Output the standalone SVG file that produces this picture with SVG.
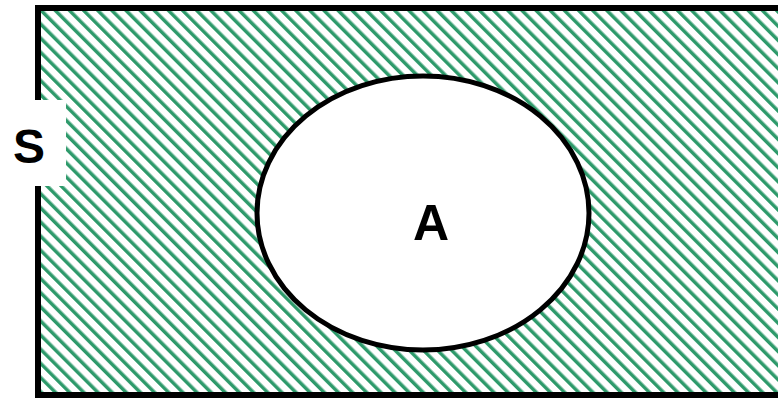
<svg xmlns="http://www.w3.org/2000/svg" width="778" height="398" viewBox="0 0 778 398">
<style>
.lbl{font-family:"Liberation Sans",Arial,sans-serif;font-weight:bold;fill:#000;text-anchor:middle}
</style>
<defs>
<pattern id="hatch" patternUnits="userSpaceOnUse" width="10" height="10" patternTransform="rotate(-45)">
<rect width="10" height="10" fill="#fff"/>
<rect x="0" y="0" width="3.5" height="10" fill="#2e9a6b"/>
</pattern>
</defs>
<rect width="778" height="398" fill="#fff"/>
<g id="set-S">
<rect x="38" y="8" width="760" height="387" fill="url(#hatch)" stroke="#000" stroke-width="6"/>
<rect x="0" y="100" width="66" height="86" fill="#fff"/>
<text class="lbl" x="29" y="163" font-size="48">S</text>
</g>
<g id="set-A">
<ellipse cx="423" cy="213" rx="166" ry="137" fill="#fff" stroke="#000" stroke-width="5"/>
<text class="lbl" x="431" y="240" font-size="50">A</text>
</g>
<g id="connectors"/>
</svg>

··········

● **What you are asked to do**
Write the material out again exactly as it appears, dropping the pictures.

● **Final result**
Output the standalone SVG file that produces this picture with SVG.
<svg xmlns="http://www.w3.org/2000/svg" width="778" height="398" viewBox="0 0 778 398">
<style>
.lbl{font-family:"Liberation Sans",Arial,sans-serif;font-weight:bold;fill:#000;text-anchor:middle}
</style>
<defs>
<pattern id="hatch" patternUnits="userSpaceOnUse" width="10" height="10" patternTransform="rotate(-45)">
<rect width="10" height="10" fill="#fff"/>
<rect x="0" y="0" width="3.5" height="10" fill="#2e9a6b"/>
</pattern>
</defs>
<rect width="778" height="398" fill="#fff"/>
<g id="set-S">
<rect x="38" y="8" width="760" height="387" fill="url(#hatch)" stroke="#000" stroke-width="6"/>
<rect x="0" y="100" width="66" height="86" fill="#fff"/>
<text class="lbl" x="29" y="163" font-size="48">S</text>
</g>
<g id="set-A">
<ellipse cx="423" cy="213" rx="166" ry="137" fill="#fff" stroke="#000" stroke-width="5"/>
<text class="lbl" x="431" y="240" font-size="50">A</text>
</g>
<g id="connectors"/>
</svg>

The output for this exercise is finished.